Impressions

Delegate count: The Ickes strategy past and present

As a delegate and organizer at six Democratic national conventions (those that nominated George McGovern, Jimmy Carter [twice], Bill Clinton [twice] and Al Gore), I offer this advice to the campaigns of Barack Obama and Hillary Clinton: settle the nominating business before you go to Denver. Convention floor fights delight the media but damage the nominee.

Delegate strategy for the Obama campaign is in the hands of David Axelrod, whom I met in 1984 when he was a Chicago Tribune political reporter covering the Senate primary campaign of Paul Simon and I was Simon’s campaign manager. After Simon won a four-way primary race, Axelrod succeeded me and guided Simon to a general election victory.

I met Hillary Clinton adviser and delegate strategist Harold Ickes as an adversary. We were on the floor of the 1980 convention that nominated Jimmy Carter to run for a second term. I was the chief floor whip for Carter’s Illinois delegation; Ickes was directing Ted Kennedy’s delegate race. Carter arrived at the convention with a 2,129 to 1,150 delegate lead over Kennedy. Having won a majority of the delegates in the primaries and caucuses, Carter had guaranteed his nomination and, he hoped, a unified convention.

It was assumed that Kennedy would withdraw from the race before the convention opened. But Kennedy and Ickes had another idea. Determined to poach enough Carter delegates to overcome Carter’s majority, Ickes introduced a rules change that would have removed a “faithful delegate” rule that obligated delegates to vote for the candidate to whom they were pledged.

While network television reporters roamed the convention floor sniffing for signs of disharmony, Ickes sent out operatives to strong-arm Carter delegates. His poaching effort failed, however, and the faithful-delegate rule was retained. Two years later a more nuanced rule stated: “Delegates shall in all good conscience reflect the sentiments of those who elected them.” This sounds like a faithful-delegate rule to me.

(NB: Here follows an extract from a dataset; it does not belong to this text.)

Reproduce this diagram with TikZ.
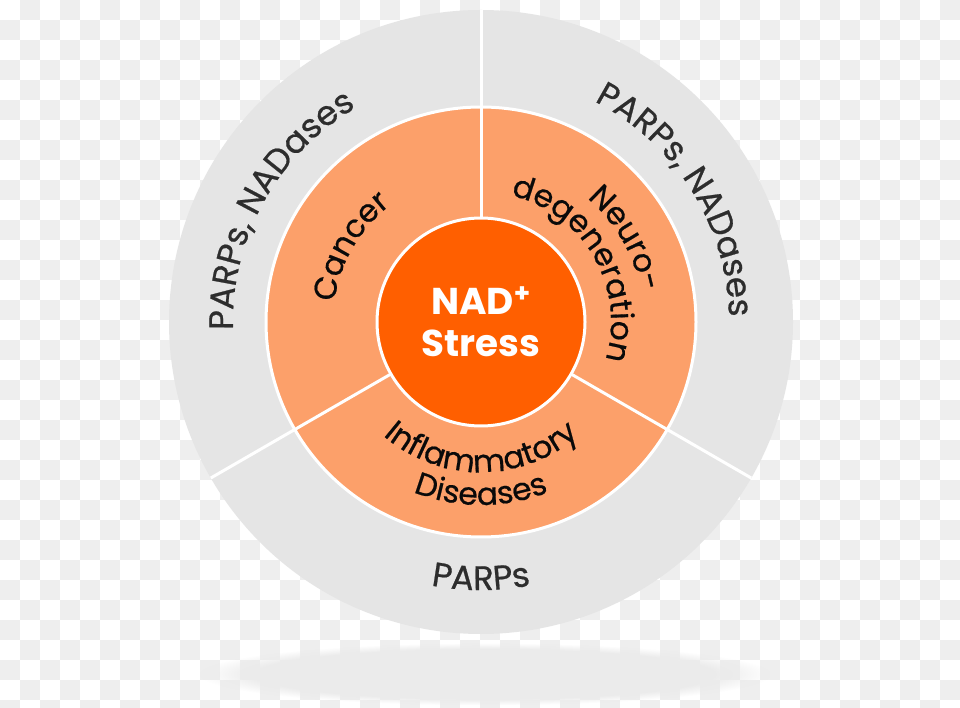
\documentclass[tikz,border=0pt]{standalone}
\usepackage{fontspec}
\setmainfont{Poppins}
\newfontfamily\popmed[FakeBold=0.6]{Poppins}
\usetikzlibrary{decorations.text,fadings}
\definecolor{checker}{RGB}{238,238,238}
\definecolor{ringgrey}{RGB}{229,229,229}
\definecolor{ringorange}{RGB}{252,160,106}
\definecolor{coreorange}{RGB}{255,95,0}
\definecolor{txtgrey}{RGB}{45,45,45}
\definecolor{txtblack}{RGB}{10,10,10}
\newcommand\outerfont{\popmed\fontsize{25.5}{29}\selectfont\color{txtgrey}}
\newcommand\midfont{\popmed\fontsize{23.5}{27}\selectfont\color{txtblack}}
% clockwise arc label (tops outward): angle, radius, format, text
\newcommand\cwlabel[4]{%
  \path[decorate,decoration={text along path,text align=center,text={|#3|#4}}]
    (C) ++({#1+80}:#2) arc[start angle={#1+80},end angle={#1-80},radius=#2];}
% counterclockwise arc label (tops toward centre)
\newcommand\ccwlabel[4]{%
  \path[decorate,decoration={text along path,text align=center,text={|#3|#4}}]
    (C) ++({#1-80}:#2) arc[start angle={#1-80},end angle={#1+80},radius=#2];}
\begin{document}
\begin{tikzpicture}[x=0.75pt,y=0.75pt,
  divider/.style={white,line width=2.25pt},
  corebox/.style={circle,fill=coreorange,draw=white,line width=2.25pt,
    minimum size=156pt,inner sep=0pt,text=white,align=center,
    font=\bfseries\fontsize{28}{31.5}\selectfont}]
\useasboundingbox (0,0) rectangle (960,707);
% transparent-background checkerboard
\fill[white] (0,0) rectangle (960,707);
\foreach \j in {0,...,35}{
  \pgfmathtruncatemacro\off{mod(\j+1,2)*20}
  \foreach \i in {0,...,23}{
    \fill[checker] ({40*\i+\off},{707-20*\j}) rectangle ++(20,-20);
  }
}
% soft shadow
\fill[black!8,path fading=circle with fuzzy edge 20 percent] (200,2) rectangle (770,64);
\coordinate (C) at (481,385);
% rings
\fill[ringgrey] (C) circle[radius=312];
\filldraw[fill=ringorange,draw=white,line width=2.25pt] (C) circle[radius=215];
\foreach \a in {90,210,330}{\draw[divider] (C) -- ++(\a:312);}
\node[corebox] (core) at (C) {NAD\textsuperscript{+}\\Stress};
% outer ring labels
\cwlabel{151}{248}{\outerfont}{PARPs{,} NADases}
\cwlabel{32}{248}{\outerfont}{PARPs{,} NADases}
\ccwlabel{270}{268}{\outerfont}{PARPs}
% middle ring labels
\cwlabel{150}{148}{\midfont}{Cancer}
\cwlabel{30}{163}{\midfont}{Neuro-}
\cwlabel{30}{130}{\midfont}{degeneration}
\ccwlabel{270}{150}{\midfont}{Inflammatory}
\ccwlabel{270}{183}{\midfont}{Diseases}
\end{tikzpicture}
\end{document}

Columnist Howard Fineman describes Ickes as an abrasive lawyer who “once bit the leg of a foe in a political clubhouse brawl and threatened to slam a congresswoman into the Broadway pavement.” But, Fineman adds, Ickes “knows more about the mechanics of Democratic presidential politics than any person alive” (Newsweek, February 20).

Hillary Clinton chose Ickes as her personal delegate guru, even though as the favorite to seize the nomination on Super Tuesday, she could not have anticipated many delegate problems. It never hurts, however, to have the party’s delegate expert on your team, especially a friend who once served as a member of Bill Clinton’s White House staff.

Clinton failed to win the nomination in February, and nine primaries and caucuses remain after the Pennsylvania primary April 22. Meanwhile, Obama and Clinton are courting unpledged superdelegates who belong to a category created in 1982.

It was after the riot-marred 1968 Chicago convention that party leaders realized that the time for boss-ruled, largely white-male conventions was over. The party adopted new rules to be used in 1972 to ensure the presence of women, ethnic minorities and young people in every delegation, all of whom would be chosen by voters in primary and caucus elections and pledged to a specific candidate. Every candidate slate had to include an equal number of men and women and a percentage of delegates that reflected the ethnic makeup in each state.

As in any process, there was a downside. Too many party leaders were left out. To regain the experience of these missing party and elected officials (PLEOs), the party created the category of unpledged delegates while also retaining the gender and ethnicity requirements. The PLEOs, who were dubbed superdelegates, are free to vote for any candidate, but they do not form any kind of appeals court that can render a group decision. They sit and vote with pledged delegates from their respective states.

I have organized state delegations with and without super-delegates, and I believe the Democratic Party has created a good system. The Republican Party has followed suit, adding national committee members as unpledged delegates. (The Republicans have no mandated gender and ethnicity requirements.)

Ickes and Axelrod are aware of the 40-year evolving history of this rules system. They also know that following the final primaries in Montana and South Dakota on June 3, the candidate with the most delegates should be accepted as the party’s nominee. Those are the rules.